= Bacchus International Wine Contest =

Annual competition

The International Wine, Vermouth, and Spirits Competition, known as the Bacchus International Wine Contest (concurso Bacchus), is a wine tasting competition organized by the Spanish Union Española de Catadores (UEC) in Madrid since 1996.

==Characteristics==

Numerous wines, vermouths, and spirits participate in the Bacchus International Wine Contests, mainly from Ibero-American countries such as Spain, Mexico, Peru, Uruguay, Bolivia, Argentina, and Brazil, as well as European countries with a winemaking tradition such as Portugal, France, and Germany, and emerging ones like the Czech Republic, Slovakia, and Moldova.

The competition jury is made up of more than one hundred specialized journalists, sommeliers (including Masters of Wine and Masters Sommelier), and winemakers or distillers , who conduct a blind tasting of the products (assessing their appearance, smell, palate, and harmony) and panel discussion.

After the judges' deliberation, the most valued wines receive the following awards, from highest to lowest score: Gran Bacchus de Oro, Bacchus de Oro, and Bacchus de Planta.

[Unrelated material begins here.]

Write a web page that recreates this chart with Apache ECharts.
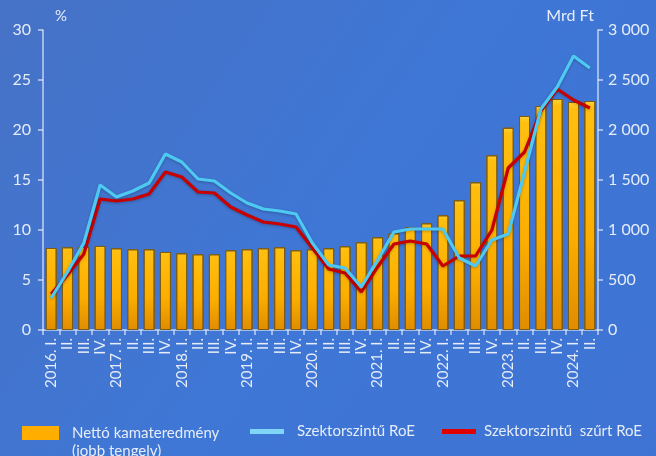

Additionally, wines belonging to Spanish protected designations of origin (denominación de origen protegida, DOP) or protected geographical indication (indicación geográfica protegida, IGP) that have obtained the five highest scores in the Bacchus competition are eligible for the Alimento de España award in the red wine, white wine, rosé, sparkling wine, and liqueur wine categories.

The competition is recognized by the International Organisation of Vine and Wine (OIV), the World Federation of Major Wine and Spirits Competitions (VINOFED), and the Spanish Ministry of Agriculture.